The name of Chu Teh-Chun (1920–2014) should be no stranger to art market watchers. The late Franco-Chinese painter is best known for his poignant abstract paintings that marry the techniques of traditional Chinese painting and that of Western art. Over the last several years, his work has been commanding ever-higher prices at auction. There are more than 3,200 entries of auction transactions on Artnet’s Price Database, with an auction record of $29.5 million set in 2021 at a Sotheby’s Hong Kong sale.
Although one might catch a few individual works by the 20th-century master on view at an auction preview, a thorough survey of Chu’s work has been hard to come by despite the fact that his paintings have been widely exhibited in and collected by more than 50 museums worldwide.
The opportunity for a comprehensive review of his artistic practice is here now.

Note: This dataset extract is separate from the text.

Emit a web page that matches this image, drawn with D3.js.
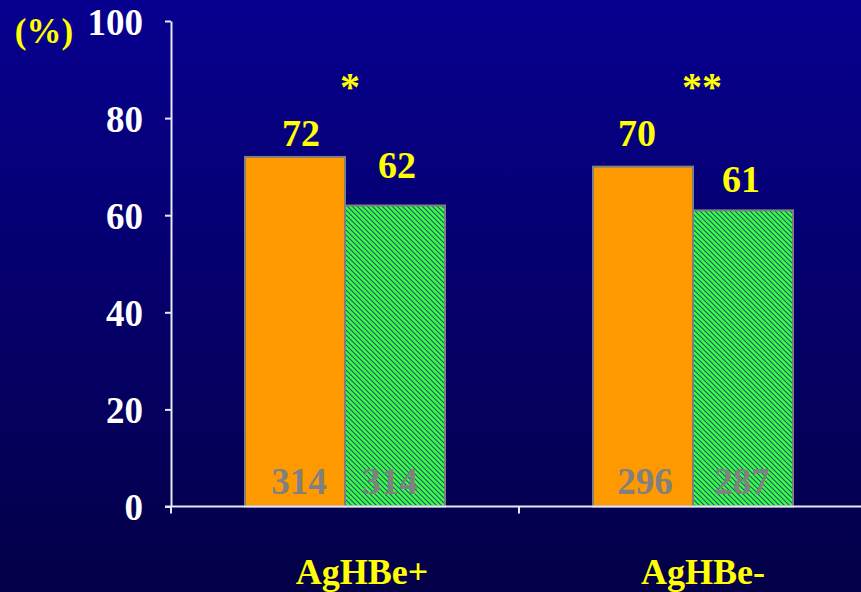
<!DOCTYPE html>
<html>
<head>
<meta charset="utf-8">
<script src="https://cdn.jsdelivr.net/npm/d3@7"></script>
<style>
  html, body { margin: 0; padding: 0; background: #000060; }
  svg { display: block; }
</style>
</head>
<body>
<svg id="chart" width="861" height="592"></svg>
<script>
// Response rates (%) by HBeAg status, two treatment groups
const categories = ["AgHBe+", "AgHBe-"];
const seriesNames = ["groupA", "groupB"];
const valuesA = [72, 70];
const valuesB = [62, 61];
const countsA = [314, 296];
const countsB = [314, 287];
const significance = ["*", "**"];
const yTicks = [0, 20, 40, 60, 80, 100];
const yUnit = "(%)";

const rows = categories.map((c, i) => ({
  cat: c,
  sig: significance[i],
  bars: [
    { key: seriesNames[0], value: valuesA[i], n: countsA[i] },
    { key: seriesNames[1], value: valuesB[i], n: countsB[i] }
  ]
}));

const W = 861, H = 592;
const svg = d3.select("#chart");
const font = "'Liberation Serif', 'Times New Roman', serif";

// background gradient
const defs = svg.append("defs");
const bg = defs.append("linearGradient").attr("id", "bg")
  .attr("x1", 0).attr("y1", 0).attr("x2", 0).attr("y2", 1);
bg.append("stop").attr("offset", "0%").attr("stop-color", "#07008f");
bg.append("stop").attr("offset", "100%").attr("stop-color", "#030047");
svg.append("rect").attr("width", W).attr("height", H).attr("fill", "url(#bg)");

// diagonal hatch for the second series
const hatch = defs.append("pattern").attr("id", "hatch")
  .attr("patternUnits", "userSpaceOnUse").attr("width", 5).attr("height", 5);
hatch.append("rect").attr("width", 5).attr("height", 5).attr("fill", "#38ff38");
hatch.append("path")
  .attr("d", "M0,0L5,5M-1,4L1,6M4,-1L6,1")
  .attr("stroke", "#1f4a8e").attr("stroke-width", 1.05);

// scales
const x0 = d3.scaleBand().domain(categories).range([171, 867]).padding(0);
const x1 = d3.scaleBand().domain(seriesNames).range([0, x0.bandwidth()])
  .paddingInner(0).paddingOuter(0.74);
const y = d3.scaleLinear().domain([0, 100]).range([506.5, 21]);

const fills = { groupA: "#ff9900", groupB: "url(#hatch)" };

// bars
const groups = svg.selectAll("g.cat").data(rows).join("g")
  .attr("class", "cat")
  .attr("transform", d => `translate(${x0(d.cat)},0)`);

groups.selectAll("rect").data(d => d.bars).join("rect")
  .attr("x", b => x1(b.key))
  .attr("y", b => y(b.value))
  .attr("width", x1.bandwidth())
  .attr("height", b => y(0) - y(b.value))
  .attr("fill", b => fills[b.key])
  .attr("stroke", "#7f7f7f")
  .attr("stroke-width", 2);

// sample sizes inside bars
const nShift = [[4, -5], [2, -1]];
groups.each(function (d, ci) {
  d3.select(this).selectAll("text.n").data(d.bars).join("text")
    .attr("class", "n")
    .attr("x", (b, bi) => x1(b.key) + x1.bandwidth() / 2 + nShift[ci][bi])
    .attr("y", y(0) - 13)
    .attr("text-anchor", "middle")
    .attr("font-family", font).attr("font-weight", "bold")
    .attr("font-size", 37).attr("fill", "#808080")
    .text(b => b.n);
});

// value labels above bars (hand-placed lift per label)
const lift = [[11, 27], [21, 18]];
const shift = [[6, 2], [-6, -2]];
groups.each(function (d, ci) {
  d3.select(this).selectAll("text.v").data(d.bars).join("text")
    .attr("class", "v")
    .attr("x", (b, bi) => x1(b.key) + x1.bandwidth() / 2 + shift[ci][bi])
    .attr("y", (b, bi) => y(b.value) - lift[ci][bi])
    .attr("text-anchor", "middle")
    .attr("font-family", font).attr("font-weight", "bold")
    .attr("font-size", 38).attr("fill", "#ffff00")
    .text(b => b.value);
});

// significance markers
groups.append("text")
  .attr("x", (d, i) => x0.bandwidth() / 2 + [5, 9][i])
  .attr("y", 100)
  .attr("text-anchor", "middle")
  .attr("font-family", font).attr("font-weight", "bold")
  .attr("font-size", 40).attr("fill", "#ffff00")
  .text(d => d.sig);

// category labels
groups.append("text")
  .attr("x", (d, i) => x0.bandwidth() / 2 + [17, 10][i])
  .attr("y", 584)
  .attr("text-anchor", "middle")
  .attr("font-family", font).attr("font-weight", "bold")
  .attr("font-size", 36).attr("fill", "#ffff00")
  .text(d => d.cat);

// y axis
const axisColor = "#e8e8f0";
const yAxis = svg.append("g")
  .attr("transform", "translate(171,0)")
  .call(d3.axisLeft(y).tickValues(yTicks).tickSize(6).tickPadding(22).tickSizeOuter(0));
yAxis.select(".domain").attr("stroke", axisColor).attr("stroke-width", 2);
yAxis.selectAll(".tick line").attr("stroke", axisColor).attr("stroke-width", 2);
yAxis.selectAll(".tick text")
  .attr("font-family", font).attr("font-weight", "bold")
  .attr("font-size", 37).attr("fill", "#ffffff")
  .attr("dy", "0.36em");

// x axis line and category dividers
svg.append("line")
  .attr("x1", 165).attr("x2", W)
  .attr("y1", y(0)).attr("y2", y(0))
  .attr("stroke", axisColor).attr("stroke-width", 2);
svg.selectAll("line.xtick").data(categories).join("line")
  .attr("class", "xtick")
  .attr("x1", d => x0(d)).attr("x2", d => x0(d))
  .attr("y1", y(0)).attr("y2", y(0) + 7)
  .attr("stroke", axisColor).attr("stroke-width", 2);

// unit label
svg.append("text")
  .attr("x", 44).attr("y", 43)
  .attr("text-anchor", "middle")
  .attr("font-family", font).attr("font-weight", "bold")
  .attr("font-size", 35).attr("fill", "#ffff00")
  .text(yUnit);
</script>
</body>
</html>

Coinciding with the Venice Biennale, retrospective of Chu titled “In Nebula” is currently on show at Fondazione Giorgio Cini on the island of San Giorgio Maggiore through June 30.
Organized with the support of the Chu Teh-Chun Foundation and thoughtfully curated by art historian Matthieu Poirier, this beautifully mounted exhibition in a vast space that was once a large swimming pool showcases some 50 exceptional works by the artist, including one on loan from the Musée d’Art Moderne in Paris, from across the different periods in his expansive career.
Poirier takes the audience on a time-travel journey to discover Chu’s past and the evolution of his oeuvre, which is presented in a reverse chronological timeline that blends seamlessly with the architecture of the space. Viewers’ downward, winding movement along the three levels of boardwalk to the base of the pool reflect a journey into the heart of Chu’s mystic paintings.
“Those paintings never let your eyes rest,” said Poirier during an introduction of the exhibition, noting that the artist was an abstract landscapist. “When Chu arrived in France, he carried his memories of the landscapes with him.”
Born in Baitu Zhen, Xiao district, Jiangsu province (now Anhui) in China into a family of art connoisseurs, Chu began learning calligraphy and Chinese poetry at a very young age. He then started painting under his father’s encouragement and in 1935, at the age of 15, he enrolled the Hangzhou Academy of Fine Arts, where he was first exposed to modern Western art from the teaching of artist-professors such as Lin Fengmian and Wu Dayu, both were educated in France. Around this time, he also met Wu Guanzhong, who went on to become one of the greatest painters of his time.
But Chu had to deal with hardships during the subsequent turbulent years of the Second Sino-Japanese War and the Chinese civil war between the Communists and the Kuomintang. He left the country to Taiwan in 1949 and eventually settled in Paris in 1955. He lost nearly all of his early works amid the turmoil. Following his settlement in Paris, despite continuing to create, Chu remained as a marginal figure.
“He was a quiet person, an introvert,” said Poirier, explaining why the artist was not very good at making himself the center of the spotlight, and hence a late boomer in his career. “He didn’t get his first retrospective until 1978. He was already 58,” noted the curator.
The exhibition puts Chu’s works in context and as one walks further down to the bottom of what used to be a swimming pool, one can catch a glimpse of Chu’s evolution from the earliest figurative works available to the monumental paintings depicting not just an abstraction of landscape, but the depth of space conjured by light, time, colors, and brushstrokes.